3 Answers2025-09-12 14:35:38
Legally, quoting song lyrics is messier than most people expect and it depends a lot on how you plan to use them.
If you're in the United States, lyrics are almost always protected by copyright as literary works. That means reproducing them — even a few lines — can require permission from the rights holder unless your use comfortably fits within fair use. Fair use is a case-by-case thing: courts look at purpose (criticism and commentary weigh in your favor), the nature of the work (creative works like song lyrics get stronger protection), the amount used (using the 'heart' of the song is risky), and the effect on the market (does your quote replace demand for the original?). So, if I wrote a long excerpt of 'I Crashed My Car Into a Bridge' on a commercial site or printed full lyrics in a book, I'd almost certainly need a license.

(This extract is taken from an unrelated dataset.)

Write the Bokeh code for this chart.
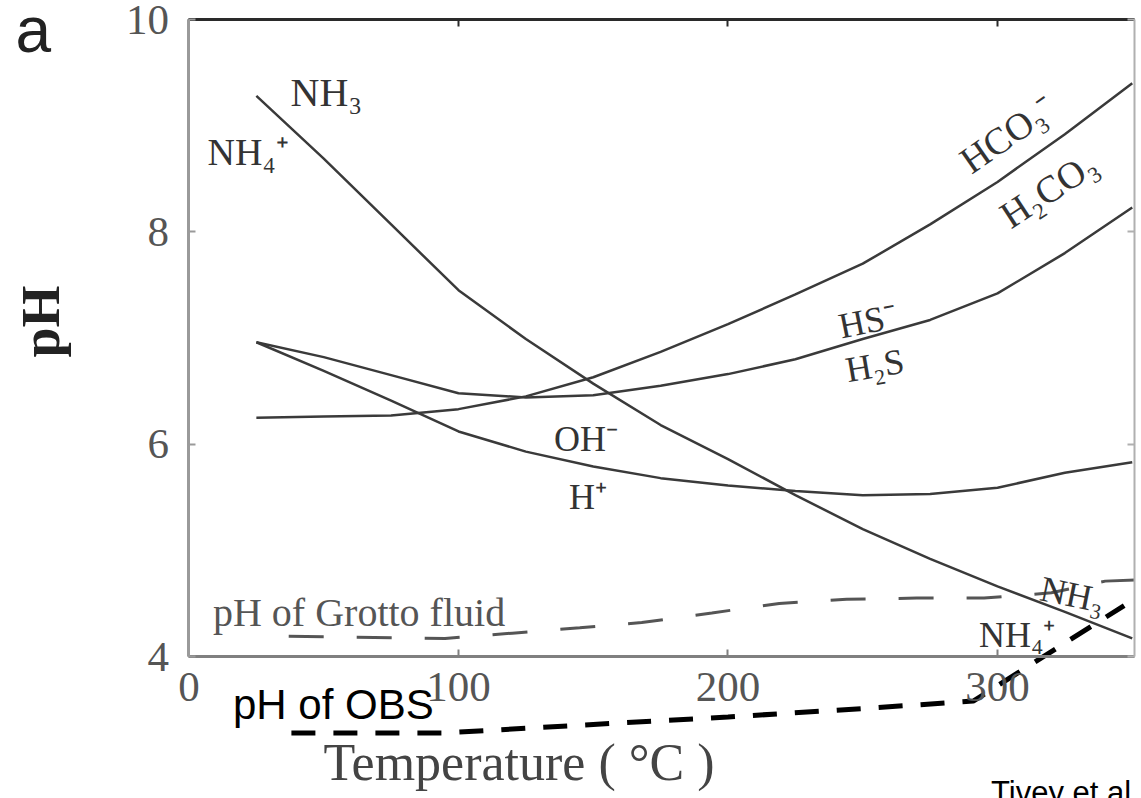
from bokeh.plotting import figure
from bokeh.models import LinearAxis, FixedTicker, Range1d, Label
from bokeh.embed import file_html
from bokeh.resources import INLINE

# ---------------- data ----------------
temperature = [25, 50, 75, 100, 125, 150, 175, 200, 225, 250, 275, 300, 325, 350]
ph_nh3 = [9.28, 8.69, 8.07, 7.45, 6.99, 6.57, 6.18, 5.86, 5.52, 5.20, 4.92, 4.66, 4.42, 4.17]
ph_hco3 = [6.25, 6.26, 6.27, 6.33, 6.45, 6.63, 6.87, 7.13, 7.41, 7.70, 8.07, 8.47, 8.92, 9.40]
ph_hs = [6.96, 6.82, 6.65, 6.48, 6.44, 6.46, 6.55, 6.66, 6.80, 6.99, 7.17, 7.42, 7.80, 8.23]
ph_oh = [6.96, 6.69, 6.41, 6.12, 5.93, 5.79, 5.68, 5.61, 5.56, 5.52, 5.53, 5.59, 5.73, 5.83]

grotto_t = [37, 95, 120, 145, 168, 194, 219, 244, 270, 295, 320, 340, 351]
grotto_ph = [4.19, 4.17, 4.22, 4.27, 4.32, 4.41, 4.50, 4.54, 4.55, 4.55, 4.60, 4.71, 4.72]

obs_t = [38, 95, 150, 200, 250, 291, 347]
obs_ph = [3.28, 3.28, 3.36, 3.43, 3.51, 3.58, 4.48]

x_ticks = [0, 100, 200, 300]
y_ticks = [4, 6, 8, 10]
x_limits = (0, 351)
y_limits = (4, 10)

SERIF = "Liberation Serif"
SANS = "Liberation Sans"

# ---------------- figure: the frame covers the whole canvas ----------------
W, H = 1141, 798
p = figure(width=W, height=H, output_backend="svg", toolbar_location=None,
           x_range=Range1d(-69.94, 353.43), y_range=Range1d(2.6625, 10.179),
           x_axis_type=None, y_axis_type=None,
           min_border_left=0, min_border_right=0, min_border_top=0,
           min_border_bottom=0)
p.outline_line_color = None
p.background_fill_color = "white"
p.border_fill_color = "white"


def style_axis(ax, color, width, standoff=18):
    ax.axis_line_color = color
    ax.axis_line_width = width
    ax.major_tick_line_color = color
    ax.major_tick_line_width = 2
    ax.major_tick_in = 7
    ax.major_tick_out = 0
    ax.minor_tick_line_color = color
    ax.minor_tick_line_width = 2
    ax.minor_tick_in = 7
    ax.minor_tick_out = 0
    ax.major_label_text_font = SERIF
    ax.major_label_text_font_size = "43px"
    ax.major_label_text_color = "#555555"
    ax.major_label_standoff = standoff


def title_axis(ax, text, size, standoff, style="normal", color="#444444"):
    ax.axis_line_color = None
    ax.major_tick_line_color = None
    ax.minor_tick_line_color = None
    ax.major_tick_in = 0
    ax.major_tick_out = 0
    ax.major_label_standoff = 0
    ax.axis_label = text
    ax.axis_label_text_font = SERIF
    ax.axis_label_text_font_size = size
    ax.axis_label_text_font_style = style
    ax.axis_label_text_color = color
    ax.axis_label_standoff = standoff


# left axis (pH) at T = 0
yax = LinearAxis(fixed_location=x_limits[0], bounds=y_limits,
                 ticker=FixedTicker(ticks=y_ticks))
style_axis(yax, "#9a9a9a", 3, standoff=20)
p.add_layout(yax, "left")

ytitle = LinearAxis(fixed_location=x_limits[0], bounds=(4.31, 10),
                    ticker=FixedTicker(ticks=[]))
title_axis(ytitle, "pH", "54px", 118, style="bold", color="#222222")
p.add_layout(ytitle, "left")

# bottom axis at pH 4
xax = LinearAxis(fixed_location=y_limits[0], bounds=x_limits,
                 ticker=FixedTicker(ticks=x_ticks))
style_axis(xax, "#808080", 3, standoff=16)
p.add_layout(xax, "below")

xtitle = LinearAxis(fixed_location=y_limits[0], bounds=(0, 245),
                    ticker=FixedTicker(ticks=[]))
title_axis(xtitle, "Temperature ( °C )", "52px", 77)
p.add_layout(xtitle, "below")

# top and right frame edges (ticks only, no labels)
top = LinearAxis(fixed_location=y_limits[1], bounds=x_limits,
                 ticker=FixedTicker(ticks=[], minor_ticks=x_ticks))
style_axis(top, "#2a2a2a", 3)
p.add_layout(top, "above")

right = LinearAxis(fixed_location=x_limits[1], bounds=y_limits,
                   ticker=FixedTicker(ticks=[], minor_ticks=y_ticks))
style_axis(right, "#b0b0b0", 2)
p.add_layout(right, "right")

# ---------------- curves ----------------
curve_color = "#3a3a3a"
p.line(temperature, ph_nh3, line_color=curve_color, line_width=2.5)
p.line(temperature, ph_hco3, line_color=curve_color, line_width=2.5)
p.line(temperature, ph_hs, line_color=curve_color, line_width=2.5)
p.line(temperature, ph_oh, line_color=curve_color, line_width=2.5)

p.line(grotto_t, grotto_ph, line_color="#555555", line_width=3, line_dash="35 33")
p.line(obs_t, obs_ph, line_color="black", line_width=5, line_dash="24 18")


# ---------------- labels ----------------
def lab(text, x, y, size, font=SERIF, color="#333333", angle=0.0, align="left"):
    p.add_layout(Label(x=x, y=y, text=text, text_font=font, text_font_size=size,
                       text_color=color, angle=angle, text_align=align,
                       text_baseline="alphabetic"))


lab("NH₃", 37.7, 9.31, "40px")
lab("NH₄⁺", 6.9, 8.75, "38px")
lab("HCO₃⁻", 287.6, 8.635, "38px", angle=0.61)
lab("H₂CO₃", 302.4, 8.125, "38px", angle=0.58)
lab("HS⁻", 241.2, 7.105, "36px", angle=0.2)
lab("H₂S", 243.8, 6.694, "36px", angle=0.17)
lab("OH⁻", 135.4, 6.053, "36px")
lab("H⁺", 141.0, 5.504, "36px")
lab("NH₃", 316.1, 4.643, "36px", angle=-0.2)
lab("NH₄⁺", 293.1, 4.198, "36px")
lab("pH of Grotto fluid", 8.9, 4.414, "40px", color="#555555")
lab("pH of OBS", 16.3, 3.548, "42px", font=SANS, color="black")
lab("a", -64.4, 9.897, "64px", font=SANS, color="#222222")
lab("Tivey et al", 297.6, 2.72, "31px", font=SANS, color="black")

open("out.html", "w").write(file_html(p, INLINE))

Practically speaking, for blogs or reviews I try to use short quoted fragments with my own commentary and always link to an official lyrics source. If you're aiming to put the lyric in a video, a product, or merchandise, you need permissions: print rights from the publisher, sync rights for visual media, and mechanical rights for reproduction if you're distributing audio copies. For quick social posts, platforms sometimes allow small excerpts through agreements with lyric services, but takedowns still happen. When in doubt I reach out to the publisher or use licensed services like LyricFind or Musixmatch — it's safer and keeps me out of a DMCA tangle. Personally, I prefer paraphrasing or quoting one evocative line with commentary, then linking to the official source; it keeps the vibe and respects the creators.